WASHINGTON – Osama bin Laden had no idea the U.S. would hit al-Qaida as hard as it has since the Sept. 11, 2001 attacks, a former bin Laden associate tells WTOP in an exclusive interview.
“I’m 100 percent sure they had no clue about what was going to happen,” says Noman Benotman, who was head of the Libyan Islamic Fighting Group in the summer of 2000.
“What happened after the 11th of September was beyond their imagination, ” says Benotman, who adds that al-Qaida thought the U.S. was a “paper tiger.”
Sitting on the floor at bin Laden’s compound in Kandahar, Afghanistan during a meeting the summer before the attacks, Benotman shocked bin Laden and more than 200 other international jihadist leaders by telling the al-Qaida leader his jihadi strategy was “a total failure.”
Benotman, a highly regarded associate of bin Laden’s at the time, says he surprised him again by rebuffing a plea for help. “He asked for my help. Bin Laden asked me personally, you know. I responded immediately on the spot …’No. I’m not going to help you.'” Bin Laden was stunned.
“Because he used to like to sit next to me, you know. My right hand side,” Benotman says. The seating location meant he was someone bin Laden respected. Benotman says he spoke frankly because his reputation allowed him to. “I’ve spent time in the front line engaging with the enemy more than bin Laden and [Ayman Al-]Zawahiri and the entire group of al-Qaida.” Zawahiri laughed when he warned those at the 2000 meeting that the U.S. response would be swift, hard and long, Benotman says.
Benotman attributes al-Qaida’s overconfident attitude to the United States’ response to al-Qaida attacks on its in embassies in Nairobi, Kenya and Dar es Salaam, Tanzania in 1998. Zawahiri, according to Benotman, expected only a missile attack. “When they attacked the embassies in East Africa, they estimated the U.S. launched 75 cruise missiles and eight people got killed. So they said this time, maybe they will launch 200 and they laughed about this.”

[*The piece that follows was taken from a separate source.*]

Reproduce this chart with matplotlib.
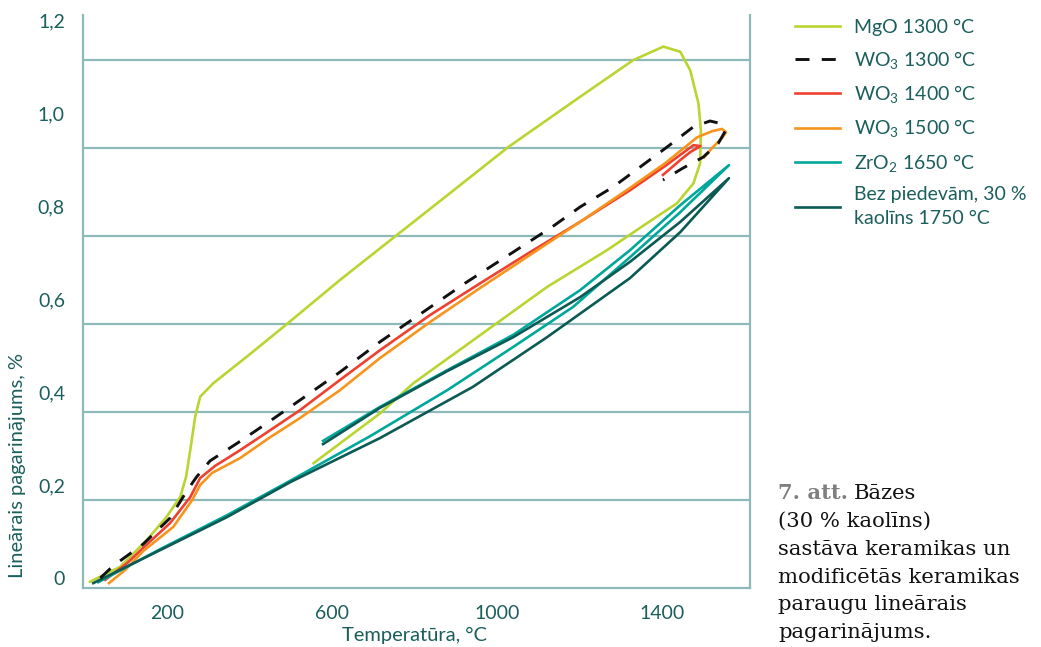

Benotman’s assessment is backed up by a former Central Intelligence Agency officer, who was active in the fight against al-Qaida. The officer, who spoke on the condition of anonymity, says “several captured terrorists have said publicly that al-Qaida never expected the towers to fall. Their goal was to frighten people and impact the U.S. economy, so they really didn’t plan for the massive response the U.S. launched.”
Bin Laden got more than one warning, says Benotman.
“I told him several times before the Sept. 11th attacks that if you do this, the U.S. is going to retaliate in a very harsh way. At least twice I reminded him about the serious orders he was given by Mullah Omar, the leader of the Afghan Taliban to stop fighting the U.S., and he disobeyed the order.”
Now living in London and openly campaigning against organizations like al-Qaida, Benotman – according to some – is simply trying to avoid going to jail in his native Libya.
“I would like to believe that bin Laden was shocked and dismayed by what we did after 9/11, but I come hard up against an awful lot of evidence that that’s exactly what he wanted,” says Michael Scheuer, former head of the CIA’s Osama bin Laden unit.
Scheuer questions whether Benotman is speaking out freely.
“Clearly, Libyan leader Muammar Qaddafi is holding a hammer over his head,” Scheuer says, noting some of Benotman’s ex-LIFG colleagues are in prison and Benotman still has relatives in Libya. Benotman, who still believes in the commitment Jihad requires, laughs at the notion he’s afraid of being arrested. “I’m not afraid of the Americans or any other country. My speaking out is a conscious decision and it’s based on my entire experience and understanding of jihadism.”
Not only does Benotman reject al-Qaida’s ideology, but he says “killing civilians is a crime. I don’t care if it’s Jews, Christians, Muslims or anyone. It’s a crime and we shouldn’t help them (al Qaida).”